Recorded information
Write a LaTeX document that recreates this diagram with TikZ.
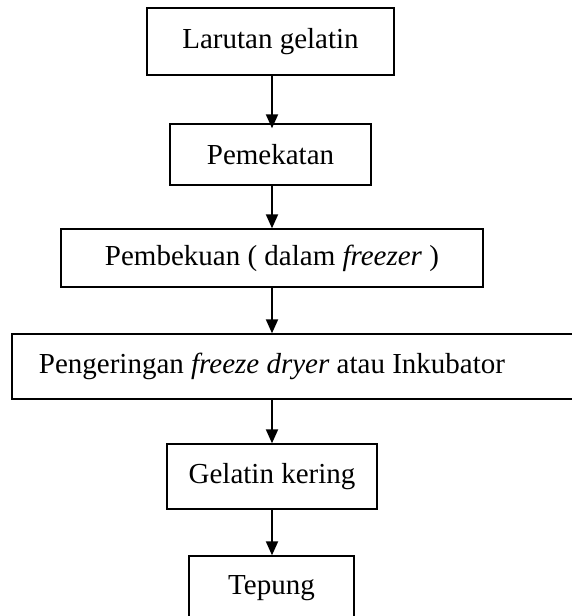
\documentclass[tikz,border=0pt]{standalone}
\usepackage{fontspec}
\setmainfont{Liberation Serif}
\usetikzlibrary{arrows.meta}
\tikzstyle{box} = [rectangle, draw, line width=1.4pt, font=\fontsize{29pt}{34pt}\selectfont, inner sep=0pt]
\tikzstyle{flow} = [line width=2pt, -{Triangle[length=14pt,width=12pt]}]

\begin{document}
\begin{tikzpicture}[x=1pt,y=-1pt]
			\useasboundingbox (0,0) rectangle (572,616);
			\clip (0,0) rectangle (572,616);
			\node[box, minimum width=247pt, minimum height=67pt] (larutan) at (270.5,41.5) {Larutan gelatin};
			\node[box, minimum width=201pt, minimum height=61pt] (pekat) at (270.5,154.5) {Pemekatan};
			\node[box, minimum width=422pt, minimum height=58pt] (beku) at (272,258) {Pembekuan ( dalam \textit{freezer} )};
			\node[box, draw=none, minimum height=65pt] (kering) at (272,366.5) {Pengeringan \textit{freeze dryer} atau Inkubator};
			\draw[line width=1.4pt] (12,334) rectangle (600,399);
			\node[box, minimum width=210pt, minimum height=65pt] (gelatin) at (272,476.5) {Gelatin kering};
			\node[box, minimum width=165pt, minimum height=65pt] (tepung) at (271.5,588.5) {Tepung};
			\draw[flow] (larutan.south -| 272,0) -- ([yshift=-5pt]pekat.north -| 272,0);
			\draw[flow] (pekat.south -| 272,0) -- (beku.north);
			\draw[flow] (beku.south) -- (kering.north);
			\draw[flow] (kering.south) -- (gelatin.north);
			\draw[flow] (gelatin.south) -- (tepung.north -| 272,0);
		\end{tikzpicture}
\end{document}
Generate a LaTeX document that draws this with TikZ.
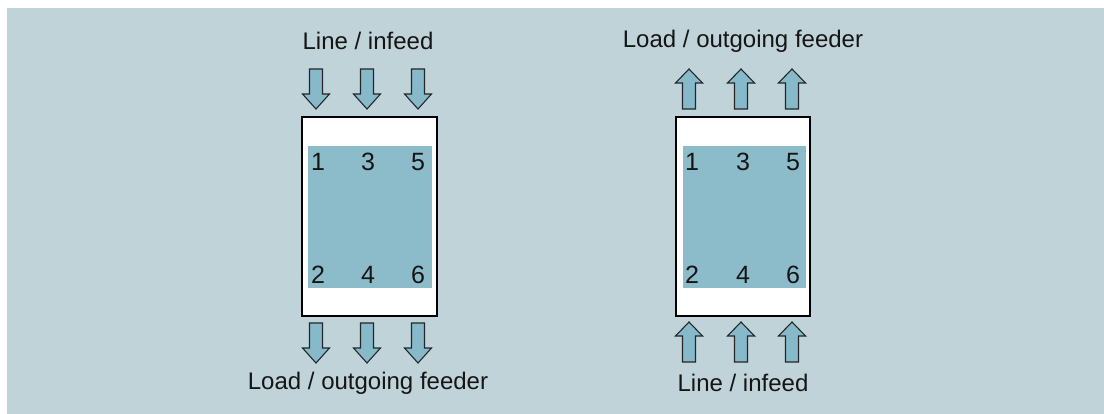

Exercise aim
Write the listing above out again exactly, dropping each image.

Written solution
Write a LaTeX document that recreates this diagram with TikZ.
\documentclass[tikz,border=0pt]{standalone}
\usepackage{fontspec}
\setmainfont{Liberation Serif}
\usetikzlibrary{arrows.meta}
\tikzstyle{box} = [rectangle, draw, line width=1.4pt, font=\fontsize{29pt}{34pt}\selectfont, inner sep=0pt]
\tikzstyle{flow} = [line width=2pt, -{Triangle[length=14pt,width=12pt]}]

\begin{document}
\begin{tikzpicture}[x=1pt,y=-1pt]
			\useasboundingbox (0,0) rectangle (572,616);
			\clip (0,0) rectangle (572,616);
			\node[box, minimum width=247pt, minimum height=67pt] (larutan) at (270.5,41.5) {Larutan gelatin};
			\node[box, minimum width=201pt, minimum height=61pt] (pekat) at (270.5,154.5) {Pemekatan};
			\node[box, minimum width=422pt, minimum height=58pt] (beku) at (272,258) {Pembekuan ( dalam \textit{freezer} )};
			\node[box, draw=none, minimum height=65pt] (kering) at (272,366.5) {Pengeringan \textit{freeze dryer} atau Inkubator};
			\draw[line width=1.4pt] (12,334) rectangle (600,399);
			\node[box, minimum width=210pt, minimum height=65pt] (gelatin) at (272,476.5) {Gelatin kering};
			\node[box, minimum width=165pt, minimum height=65pt] (tepung) at (271.5,588.5) {Tepung};
			\draw[flow] (larutan.south -| 272,0) -- ([yshift=-5pt]pekat.north -| 272,0);
			\draw[flow] (pekat.south -| 272,0) -- (beku.north);
			\draw[flow] (beku.south) -- (kering.north);
			\draw[flow] (kering.south) -- (gelatin.north);
			\draw[flow] (gelatin.south) -- (tepung.north -| 272,0);
		\end{tikzpicture}
\end{document}
Generate a LaTeX document that draws this with TikZ.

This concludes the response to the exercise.